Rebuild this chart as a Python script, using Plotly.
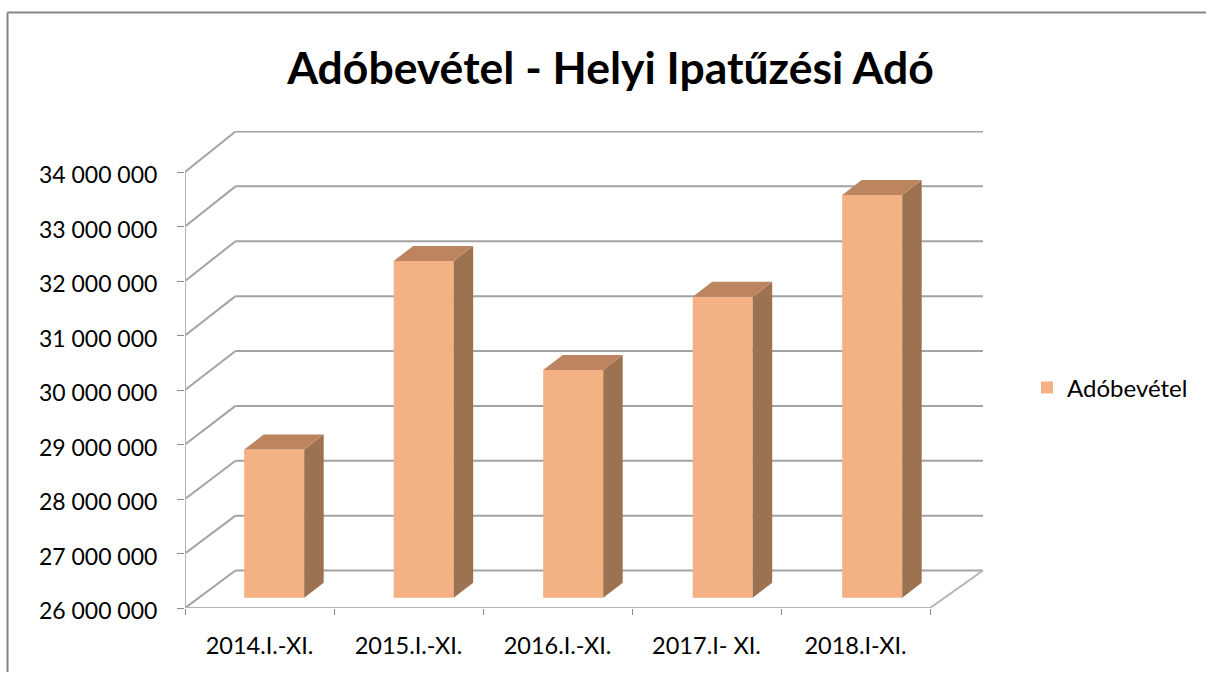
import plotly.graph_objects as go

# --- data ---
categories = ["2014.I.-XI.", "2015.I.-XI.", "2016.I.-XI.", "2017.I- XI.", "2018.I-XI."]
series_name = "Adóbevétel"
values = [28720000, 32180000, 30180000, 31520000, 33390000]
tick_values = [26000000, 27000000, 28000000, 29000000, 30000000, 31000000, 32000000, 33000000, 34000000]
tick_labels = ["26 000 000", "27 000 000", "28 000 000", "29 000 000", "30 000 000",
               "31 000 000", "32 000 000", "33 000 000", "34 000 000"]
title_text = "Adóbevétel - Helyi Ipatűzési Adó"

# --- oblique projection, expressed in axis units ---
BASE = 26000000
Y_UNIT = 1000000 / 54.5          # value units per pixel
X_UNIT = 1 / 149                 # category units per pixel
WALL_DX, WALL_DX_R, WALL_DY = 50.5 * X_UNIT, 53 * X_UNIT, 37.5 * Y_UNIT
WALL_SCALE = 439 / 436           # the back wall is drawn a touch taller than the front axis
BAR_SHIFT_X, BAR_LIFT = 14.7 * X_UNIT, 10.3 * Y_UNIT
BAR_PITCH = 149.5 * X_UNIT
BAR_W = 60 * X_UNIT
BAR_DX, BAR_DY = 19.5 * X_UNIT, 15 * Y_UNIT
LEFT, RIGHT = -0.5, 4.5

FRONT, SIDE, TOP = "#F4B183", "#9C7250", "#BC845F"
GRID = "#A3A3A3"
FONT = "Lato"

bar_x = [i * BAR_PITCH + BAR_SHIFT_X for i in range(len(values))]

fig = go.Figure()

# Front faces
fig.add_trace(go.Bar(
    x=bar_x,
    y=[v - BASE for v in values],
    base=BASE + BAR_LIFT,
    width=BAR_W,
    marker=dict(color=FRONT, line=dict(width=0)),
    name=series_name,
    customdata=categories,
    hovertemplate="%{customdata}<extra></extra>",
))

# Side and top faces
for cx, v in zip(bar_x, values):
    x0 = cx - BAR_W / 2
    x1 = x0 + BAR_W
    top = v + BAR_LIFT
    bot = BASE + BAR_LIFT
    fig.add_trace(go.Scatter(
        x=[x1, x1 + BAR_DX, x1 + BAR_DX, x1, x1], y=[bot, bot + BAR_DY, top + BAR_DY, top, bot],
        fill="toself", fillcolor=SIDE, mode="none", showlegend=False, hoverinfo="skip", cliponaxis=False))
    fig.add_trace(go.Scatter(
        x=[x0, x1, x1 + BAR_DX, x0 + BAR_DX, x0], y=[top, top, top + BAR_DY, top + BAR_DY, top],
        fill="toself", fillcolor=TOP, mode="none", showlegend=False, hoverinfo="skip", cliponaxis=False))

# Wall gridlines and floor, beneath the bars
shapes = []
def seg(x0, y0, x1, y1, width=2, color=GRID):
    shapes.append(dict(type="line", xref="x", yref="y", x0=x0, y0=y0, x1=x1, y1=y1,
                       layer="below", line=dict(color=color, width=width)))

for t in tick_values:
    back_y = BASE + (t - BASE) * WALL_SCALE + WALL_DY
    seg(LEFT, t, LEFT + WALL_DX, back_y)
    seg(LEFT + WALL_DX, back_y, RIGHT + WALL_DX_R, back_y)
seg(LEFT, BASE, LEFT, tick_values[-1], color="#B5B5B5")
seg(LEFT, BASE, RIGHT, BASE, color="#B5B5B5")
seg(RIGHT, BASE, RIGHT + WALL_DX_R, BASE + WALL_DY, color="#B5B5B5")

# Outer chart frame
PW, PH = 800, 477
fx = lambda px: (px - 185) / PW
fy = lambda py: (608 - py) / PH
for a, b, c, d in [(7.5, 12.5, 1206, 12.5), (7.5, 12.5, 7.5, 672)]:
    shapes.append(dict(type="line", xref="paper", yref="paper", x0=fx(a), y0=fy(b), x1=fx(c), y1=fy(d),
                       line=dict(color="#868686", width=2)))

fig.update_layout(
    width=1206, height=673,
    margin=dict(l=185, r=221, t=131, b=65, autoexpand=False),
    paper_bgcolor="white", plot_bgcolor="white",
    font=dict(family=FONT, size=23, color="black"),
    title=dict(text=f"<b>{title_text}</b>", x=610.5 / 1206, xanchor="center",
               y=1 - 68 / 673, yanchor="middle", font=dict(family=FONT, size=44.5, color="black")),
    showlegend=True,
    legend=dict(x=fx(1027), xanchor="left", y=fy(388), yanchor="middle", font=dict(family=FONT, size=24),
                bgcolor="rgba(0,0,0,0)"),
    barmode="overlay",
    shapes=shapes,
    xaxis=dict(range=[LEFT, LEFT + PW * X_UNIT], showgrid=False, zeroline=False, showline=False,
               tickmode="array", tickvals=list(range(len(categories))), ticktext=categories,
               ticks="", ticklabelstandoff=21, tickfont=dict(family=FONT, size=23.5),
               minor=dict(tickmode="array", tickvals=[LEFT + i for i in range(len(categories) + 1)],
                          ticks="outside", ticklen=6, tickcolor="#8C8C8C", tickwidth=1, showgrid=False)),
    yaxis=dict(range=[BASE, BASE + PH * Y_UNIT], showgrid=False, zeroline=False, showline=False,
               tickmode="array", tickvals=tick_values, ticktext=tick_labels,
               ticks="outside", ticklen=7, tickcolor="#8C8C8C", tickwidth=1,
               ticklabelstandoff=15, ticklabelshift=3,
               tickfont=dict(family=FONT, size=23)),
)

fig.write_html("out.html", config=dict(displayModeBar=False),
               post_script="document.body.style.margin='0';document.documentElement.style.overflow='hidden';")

#### WHAT IS ASKED
Leave the images out, please, and restate each line word for word.

#### TASK RESPONSE
Rebuild this chart as a Python script, using Plotly.
import plotly.graph_objects as go

# --- data ---
categories = ["2014.I.-XI.", "2015.I.-XI.", "2016.I.-XI.", "2017.I- XI.", "2018.I-XI."]
series_name = "Adóbevétel"
values = [28720000, 32180000, 30180000, 31520000, 33390000]
tick_values = [26000000, 27000000, 28000000, 29000000, 30000000, 31000000, 32000000, 33000000, 34000000]
tick_labels = ["26 000 000", "27 000 000", "28 000 000", "29 000 000", "30 000 000",
               "31 000 000", "32 000 000", "33 000 000", "34 000 000"]
title_text = "Adóbevétel - Helyi Ipatűzési Adó"

# --- oblique projection, expressed in axis units ---
BASE = 26000000
Y_UNIT = 1000000 / 54.5          # value units per pixel
X_UNIT = 1 / 149                 # category units per pixel
WALL_DX, WALL_DX_R, WALL_DY = 50.5 * X_UNIT, 53 * X_UNIT, 37.5 * Y_UNIT
WALL_SCALE = 439 / 436           # the back wall is drawn a touch taller than the front axis
BAR_SHIFT_X, BAR_LIFT = 14.7 * X_UNIT, 10.3 * Y_UNIT
BAR_PITCH = 149.5 * X_UNIT
BAR_W = 60 * X_UNIT
BAR_DX, BAR_DY = 19.5 * X_UNIT, 15 * Y_UNIT
LEFT, RIGHT = -0.5, 4.5

FRONT, SIDE, TOP = "#F4B183", "#9C7250", "#BC845F"
GRID = "#A3A3A3"
FONT = "Lato"

bar_x = [i * BAR_PITCH + BAR_SHIFT_X for i in range(len(values))]

fig = go.Figure()

# Front faces
fig.add_trace(go.Bar(
    x=bar_x,
    y=[v - BASE for v in values],
    base=BASE + BAR_LIFT,
    width=BAR_W,
    marker=dict(color=FRONT, line=dict(width=0)),
    name=series_name,
    customdata=categories,
    hovertemplate="%{customdata}<extra></extra>",
))

# Side and top faces
for cx, v in zip(bar_x, values):
    x0 = cx - BAR_W / 2
    x1 = x0 + BAR_W
    top = v + BAR_LIFT
    bot = BASE + BAR_LIFT
    fig.add_trace(go.Scatter(
        x=[x1, x1 + BAR_DX, x1 + BAR_DX, x1, x1], y=[bot, bot + BAR_DY, top + BAR_DY, top, bot],
        fill="toself", fillcolor=SIDE, mode="none", showlegend=False, hoverinfo="skip", cliponaxis=False))
    fig.add_trace(go.Scatter(
        x=[x0, x1, x1 + BAR_DX, x0 + BAR_DX, x0], y=[top, top, top + BAR_DY, top + BAR_DY, top],
        fill="toself", fillcolor=TOP, mode="none", showlegend=False, hoverinfo="skip", cliponaxis=False))

# Wall gridlines and floor, beneath the bars
shapes = []
def seg(x0, y0, x1, y1, width=2, color=GRID):
    shapes.append(dict(type="line", xref="x", yref="y", x0=x0, y0=y0, x1=x1, y1=y1,
                       layer="below", line=dict(color=color, width=width)))

for t in tick_values:
    back_y = BASE + (t - BASE) * WALL_SCALE + WALL_DY
    seg(LEFT, t, LEFT + WALL_DX, back_y)
    seg(LEFT + WALL_DX, back_y, RIGHT + WALL_DX_R, back_y)
seg(LEFT, BASE, LEFT, tick_values[-1], color="#B5B5B5")
seg(LEFT, BASE, RIGHT, BASE, color="#B5B5B5")
seg(RIGHT, BASE, RIGHT + WALL_DX_R, BASE + WALL_DY, color="#B5B5B5")

# Outer chart frame
PW, PH = 800, 477
fx = lambda px: (px - 185) / PW
fy = lambda py: (608 - py) / PH
for a, b, c, d in [(7.5, 12.5, 1206, 12.5), (7.5, 12.5, 7.5, 672)]:
    shapes.append(dict(type="line", xref="paper", yref="paper", x0=fx(a), y0=fy(b), x1=fx(c), y1=fy(d),
                       line=dict(color="#868686", width=2)))

fig.update_layout(
    width=1206, height=673,
    margin=dict(l=185, r=221, t=131, b=65, autoexpand=False),
    paper_bgcolor="white", plot_bgcolor="white",
    font=dict(family=FONT, size=23, color="black"),
    title=dict(text=f"<b>{title_text}</b>", x=610.5 / 1206, xanchor="center",
               y=1 - 68 / 673, yanchor="middle", font=dict(family=FONT, size=44.5, color="black")),
    showlegend=True,
    legend=dict(x=fx(1027), xanchor="left", y=fy(388), yanchor="middle", font=dict(family=FONT, size=24),
                bgcolor="rgba(0,0,0,0)"),
    barmode="overlay",
    shapes=shapes,
    xaxis=dict(range=[LEFT, LEFT + PW * X_UNIT], showgrid=False, zeroline=False, showline=False,
               tickmode="array", tickvals=list(range(len(categories))), ticktext=categories,
               ticks="", ticklabelstandoff=21, tickfont=dict(family=FONT, size=23.5),
               minor=dict(tickmode="array", tickvals=[LEFT + i for i in range(len(categories) + 1)],
                          ticks="outside", ticklen=6, tickcolor="#8C8C8C", tickwidth=1, showgrid=False)),
    yaxis=dict(range=[BASE, BASE + PH * Y_UNIT], showgrid=False, zeroline=False, showline=False,
               tickmode="array", tickvals=tick_values, ticktext=tick_labels,
               ticks="outside", ticklen=7, tickcolor="#8C8C8C", tickwidth=1,
               ticklabelstandoff=15, ticklabelshift=3,
               tickfont=dict(family=FONT, size=23)),
)

fig.write_html("out.html", config=dict(displayModeBar=False),
               post_script="document.body.style.margin='0';document.documentElement.style.overflow='hidden';")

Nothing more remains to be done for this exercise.